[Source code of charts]
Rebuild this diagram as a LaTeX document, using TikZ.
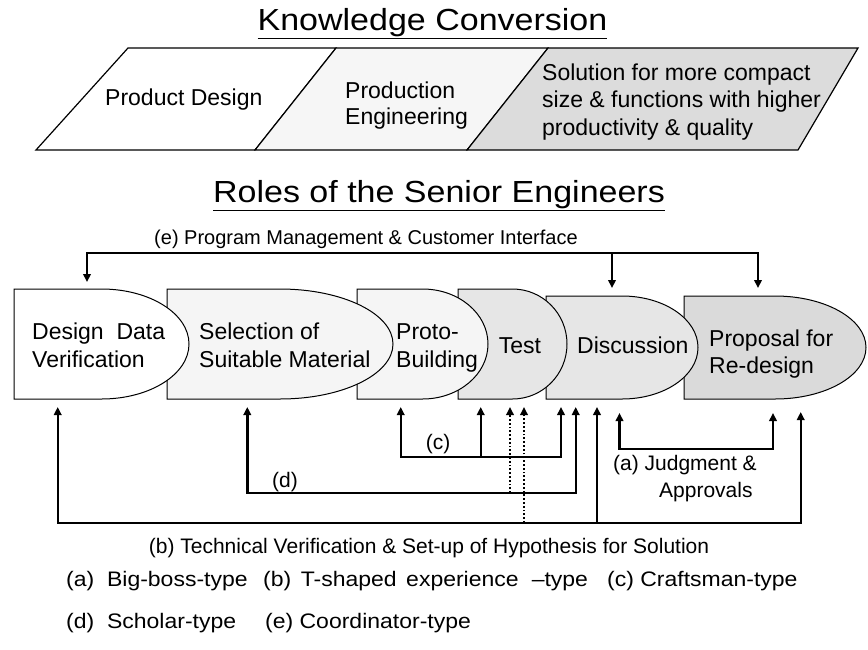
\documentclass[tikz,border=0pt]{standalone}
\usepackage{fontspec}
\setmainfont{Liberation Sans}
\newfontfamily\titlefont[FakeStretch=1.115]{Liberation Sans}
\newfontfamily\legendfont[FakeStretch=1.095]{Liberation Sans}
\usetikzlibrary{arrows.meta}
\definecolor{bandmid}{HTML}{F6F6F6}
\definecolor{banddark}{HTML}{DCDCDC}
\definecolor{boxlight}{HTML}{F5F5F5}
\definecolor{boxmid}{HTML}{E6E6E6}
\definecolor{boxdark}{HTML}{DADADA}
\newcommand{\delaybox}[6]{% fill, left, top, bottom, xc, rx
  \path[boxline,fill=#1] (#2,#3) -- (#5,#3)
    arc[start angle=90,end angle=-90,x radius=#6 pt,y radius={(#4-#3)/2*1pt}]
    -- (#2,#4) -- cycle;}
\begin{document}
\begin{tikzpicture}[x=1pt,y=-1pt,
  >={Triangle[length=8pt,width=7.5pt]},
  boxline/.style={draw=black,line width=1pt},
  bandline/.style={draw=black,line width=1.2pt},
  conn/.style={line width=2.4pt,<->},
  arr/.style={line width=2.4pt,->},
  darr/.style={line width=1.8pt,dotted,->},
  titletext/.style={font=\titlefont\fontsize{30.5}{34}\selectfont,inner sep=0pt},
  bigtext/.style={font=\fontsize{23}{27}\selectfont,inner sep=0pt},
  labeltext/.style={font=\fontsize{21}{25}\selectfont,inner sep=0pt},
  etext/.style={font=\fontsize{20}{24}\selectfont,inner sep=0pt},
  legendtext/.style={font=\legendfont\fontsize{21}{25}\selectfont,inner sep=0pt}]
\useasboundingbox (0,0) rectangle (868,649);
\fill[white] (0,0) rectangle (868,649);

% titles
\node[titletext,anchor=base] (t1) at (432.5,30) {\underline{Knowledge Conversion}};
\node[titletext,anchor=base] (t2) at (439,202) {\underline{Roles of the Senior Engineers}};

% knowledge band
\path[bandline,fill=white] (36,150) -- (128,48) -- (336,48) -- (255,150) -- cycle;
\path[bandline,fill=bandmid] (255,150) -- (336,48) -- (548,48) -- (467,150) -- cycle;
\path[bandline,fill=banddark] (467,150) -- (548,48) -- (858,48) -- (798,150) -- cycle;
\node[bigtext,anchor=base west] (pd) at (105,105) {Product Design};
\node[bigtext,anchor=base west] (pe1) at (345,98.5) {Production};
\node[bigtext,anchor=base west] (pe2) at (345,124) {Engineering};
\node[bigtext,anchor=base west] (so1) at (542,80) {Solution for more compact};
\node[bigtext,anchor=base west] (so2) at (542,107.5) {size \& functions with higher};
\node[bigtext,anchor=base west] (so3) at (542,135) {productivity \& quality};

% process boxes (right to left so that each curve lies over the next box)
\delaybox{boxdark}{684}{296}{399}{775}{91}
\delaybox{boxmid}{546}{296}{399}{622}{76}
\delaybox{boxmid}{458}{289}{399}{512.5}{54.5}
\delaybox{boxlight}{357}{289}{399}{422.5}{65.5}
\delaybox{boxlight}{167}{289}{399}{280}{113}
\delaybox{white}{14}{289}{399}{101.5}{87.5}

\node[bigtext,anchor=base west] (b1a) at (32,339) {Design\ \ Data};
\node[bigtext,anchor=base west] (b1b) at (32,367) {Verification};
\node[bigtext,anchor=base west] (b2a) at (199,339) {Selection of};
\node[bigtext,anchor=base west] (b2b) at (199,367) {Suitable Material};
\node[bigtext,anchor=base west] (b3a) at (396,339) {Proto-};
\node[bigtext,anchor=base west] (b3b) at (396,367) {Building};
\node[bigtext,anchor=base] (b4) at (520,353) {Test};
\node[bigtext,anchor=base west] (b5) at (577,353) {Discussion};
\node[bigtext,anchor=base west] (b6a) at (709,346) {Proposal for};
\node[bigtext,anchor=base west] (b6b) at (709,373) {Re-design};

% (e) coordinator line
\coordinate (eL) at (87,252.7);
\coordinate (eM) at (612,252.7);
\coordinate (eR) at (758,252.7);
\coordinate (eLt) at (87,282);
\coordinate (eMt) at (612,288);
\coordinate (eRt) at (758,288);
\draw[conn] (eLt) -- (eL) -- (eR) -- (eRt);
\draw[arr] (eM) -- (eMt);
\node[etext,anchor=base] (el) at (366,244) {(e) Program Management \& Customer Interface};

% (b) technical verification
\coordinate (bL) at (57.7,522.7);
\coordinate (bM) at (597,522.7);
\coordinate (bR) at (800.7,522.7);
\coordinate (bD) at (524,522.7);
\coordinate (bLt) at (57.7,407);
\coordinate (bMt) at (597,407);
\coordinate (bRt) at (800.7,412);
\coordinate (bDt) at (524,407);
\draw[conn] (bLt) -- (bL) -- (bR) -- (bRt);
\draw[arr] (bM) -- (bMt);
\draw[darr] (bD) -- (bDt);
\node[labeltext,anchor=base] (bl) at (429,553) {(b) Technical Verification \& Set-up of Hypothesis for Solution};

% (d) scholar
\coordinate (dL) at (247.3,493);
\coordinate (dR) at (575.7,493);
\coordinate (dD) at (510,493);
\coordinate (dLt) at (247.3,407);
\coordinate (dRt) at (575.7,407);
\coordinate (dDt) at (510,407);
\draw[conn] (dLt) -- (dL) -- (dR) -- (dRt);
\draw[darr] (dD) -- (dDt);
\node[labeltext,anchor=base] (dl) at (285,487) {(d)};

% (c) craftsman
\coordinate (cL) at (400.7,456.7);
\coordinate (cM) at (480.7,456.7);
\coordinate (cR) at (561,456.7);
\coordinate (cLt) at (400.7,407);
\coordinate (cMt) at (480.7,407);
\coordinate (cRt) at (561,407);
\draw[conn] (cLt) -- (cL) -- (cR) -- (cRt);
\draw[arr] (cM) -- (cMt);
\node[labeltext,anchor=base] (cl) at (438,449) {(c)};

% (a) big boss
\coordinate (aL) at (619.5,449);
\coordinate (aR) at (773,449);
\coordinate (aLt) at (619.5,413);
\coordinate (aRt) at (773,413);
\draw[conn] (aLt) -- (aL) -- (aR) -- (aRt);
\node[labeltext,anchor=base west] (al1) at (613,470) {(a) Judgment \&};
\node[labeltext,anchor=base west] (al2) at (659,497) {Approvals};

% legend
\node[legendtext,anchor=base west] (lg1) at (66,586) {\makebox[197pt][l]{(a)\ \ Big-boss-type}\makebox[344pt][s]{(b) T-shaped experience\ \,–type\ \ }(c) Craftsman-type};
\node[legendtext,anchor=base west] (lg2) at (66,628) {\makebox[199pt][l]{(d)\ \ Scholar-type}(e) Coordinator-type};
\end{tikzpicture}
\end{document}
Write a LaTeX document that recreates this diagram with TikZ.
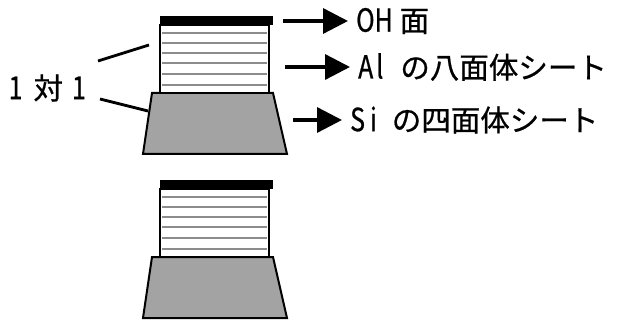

TASK TO COMPLETE: Reproduce all of the material exactly, apart from the pictures.

OUTPUT:
Rebuild this diagram as a LaTeX document, using TikZ.
\documentclass[tikz,border=0pt]{standalone}
\usepackage{fontspec}
\setmainfont{Liberation Sans}
\newfontfamily\titlefont[FakeStretch=1.115]{Liberation Sans}
\newfontfamily\legendfont[FakeStretch=1.095]{Liberation Sans}
\usetikzlibrary{arrows.meta}
\definecolor{bandmid}{HTML}{F6F6F6}
\definecolor{banddark}{HTML}{DCDCDC}
\definecolor{boxlight}{HTML}{F5F5F5}
\definecolor{boxmid}{HTML}{E6E6E6}
\definecolor{boxdark}{HTML}{DADADA}
\newcommand{\delaybox}[6]{% fill, left, top, bottom, xc, rx
  \path[boxline,fill=#1] (#2,#3) -- (#5,#3)
    arc[start angle=90,end angle=-90,x radius=#6 pt,y radius={(#4-#3)/2*1pt}]
    -- (#2,#4) -- cycle;}
\begin{document}
\begin{tikzpicture}[x=1pt,y=-1pt,
  >={Triangle[length=8pt,width=7.5pt]},
  boxline/.style={draw=black,line width=1pt},
  bandline/.style={draw=black,line width=1.2pt},
  conn/.style={line width=2.4pt,<->},
  arr/.style={line width=2.4pt,->},
  darr/.style={line width=1.8pt,dotted,->},
  titletext/.style={font=\titlefont\fontsize{30.5}{34}\selectfont,inner sep=0pt},
  bigtext/.style={font=\fontsize{23}{27}\selectfont,inner sep=0pt},
  labeltext/.style={font=\fontsize{21}{25}\selectfont,inner sep=0pt},
  etext/.style={font=\fontsize{20}{24}\selectfont,inner sep=0pt},
  legendtext/.style={font=\legendfont\fontsize{21}{25}\selectfont,inner sep=0pt}]
\useasboundingbox (0,0) rectangle (868,649);
\fill[white] (0,0) rectangle (868,649);

% titles
\node[titletext,anchor=base] (t1) at (432.5,30) {\underline{Knowledge Conversion}};
\node[titletext,anchor=base] (t2) at (439,202) {\underline{Roles of the Senior Engineers}};

% knowledge band
\path[bandline,fill=white] (36,150) -- (128,48) -- (336,48) -- (255,150) -- cycle;
\path[bandline,fill=bandmid] (255,150) -- (336,48) -- (548,48) -- (467,150) -- cycle;
\path[bandline,fill=banddark] (467,150) -- (548,48) -- (858,48) -- (798,150) -- cycle;
\node[bigtext,anchor=base west] (pd) at (105,105) {Product Design};
\node[bigtext,anchor=base west] (pe1) at (345,98.5) {Production};
\node[bigtext,anchor=base west] (pe2) at (345,124) {Engineering};
\node[bigtext,anchor=base west] (so1) at (542,80) {Solution for more compact};
\node[bigtext,anchor=base west] (so2) at (542,107.5) {size \& functions with higher};
\node[bigtext,anchor=base west] (so3) at (542,135) {productivity \& quality};

% process boxes (right to left so that each curve lies over the next box)
\delaybox{boxdark}{684}{296}{399}{775}{91}
\delaybox{boxmid}{546}{296}{399}{622}{76}
\delaybox{boxmid}{458}{289}{399}{512.5}{54.5}
\delaybox{boxlight}{357}{289}{399}{422.5}{65.5}
\delaybox{boxlight}{167}{289}{399}{280}{113}
\delaybox{white}{14}{289}{399}{101.5}{87.5}

\node[bigtext,anchor=base west] (b1a) at (32,339) {Design\ \ Data};
\node[bigtext,anchor=base west] (b1b) at (32,367) {Verification};
\node[bigtext,anchor=base west] (b2a) at (199,339) {Selection of};
\node[bigtext,anchor=base west] (b2b) at (199,367) {Suitable Material};
\node[bigtext,anchor=base west] (b3a) at (396,339) {Proto-};
\node[bigtext,anchor=base west] (b3b) at (396,367) {Building};
\node[bigtext,anchor=base] (b4) at (520,353) {Test};
\node[bigtext,anchor=base west] (b5) at (577,353) {Discussion};
\node[bigtext,anchor=base west] (b6a) at (709,346) {Proposal for};
\node[bigtext,anchor=base west] (b6b) at (709,373) {Re-design};

% (e) coordinator line
\coordinate (eL) at (87,252.7);
\coordinate (eM) at (612,252.7);
\coordinate (eR) at (758,252.7);
\coordinate (eLt) at (87,282);
\coordinate (eMt) at (612,288);
\coordinate (eRt) at (758,288);
\draw[conn] (eLt) -- (eL) -- (eR) -- (eRt);
\draw[arr] (eM) -- (eMt);
\node[etext,anchor=base] (el) at (366,244) {(e) Program Management \& Customer Interface};

% (b) technical verification
\coordinate (bL) at (57.7,522.7);
\coordinate (bM) at (597,522.7);
\coordinate (bR) at (800.7,522.7);
\coordinate (bD) at (524,522.7);
\coordinate (bLt) at (57.7,407);
\coordinate (bMt) at (597,407);
\coordinate (bRt) at (800.7,412);
\coordinate (bDt) at (524,407);
\draw[conn] (bLt) -- (bL) -- (bR) -- (bRt);
\draw[arr] (bM) -- (bMt);
\draw[darr] (bD) -- (bDt);
\node[labeltext,anchor=base] (bl) at (429,553) {(b) Technical Verification \& Set-up of Hypothesis for Solution};

% (d) scholar
\coordinate (dL) at (247.3,493);
\coordinate (dR) at (575.7,493);
\coordinate (dD) at (510,493);
\coordinate (dLt) at (247.3,407);
\coordinate (dRt) at (575.7,407);
\coordinate (dDt) at (510,407);
\draw[conn] (dLt) -- (dL) -- (dR) -- (dRt);
\draw[darr] (dD) -- (dDt);
\node[labeltext,anchor=base] (dl) at (285,487) {(d)};

% (c) craftsman
\coordinate (cL) at (400.7,456.7);
\coordinate (cM) at (480.7,456.7);
\coordinate (cR) at (561,456.7);
\coordinate (cLt) at (400.7,407);
\coordinate (cMt) at (480.7,407);
\coordinate (cRt) at (561,407);
\draw[conn] (cLt) -- (cL) -- (cR) -- (cRt);
\draw[arr] (cM) -- (cMt);
\node[labeltext,anchor=base] (cl) at (438,449) {(c)};

% (a) big boss
\coordinate (aL) at (619.5,449);
\coordinate (aR) at (773,449);
\coordinate (aLt) at (619.5,413);
\coordinate (aRt) at (773,413);
\draw[conn] (aLt) -- (aL) -- (aR) -- (aRt);
\node[labeltext,anchor=base west] (al1) at (613,470) {(a) Judgment \&};
\node[labeltext,anchor=base west] (al2) at (659,497) {Approvals};

% legend
\node[legendtext,anchor=base west] (lg1) at (66,586) {\makebox[197pt][l]{(a)\ \ Big-boss-type}\makebox[344pt][s]{(b) T-shaped experience\ \,–type\ \ }(c) Craftsman-type};
\node[legendtext,anchor=base west] (lg2) at (66,628) {\makebox[199pt][l]{(d)\ \ Scholar-type}(e) Coordinator-type};
\end{tikzpicture}
\end{document}
Write a LaTeX document that recreates this diagram with TikZ.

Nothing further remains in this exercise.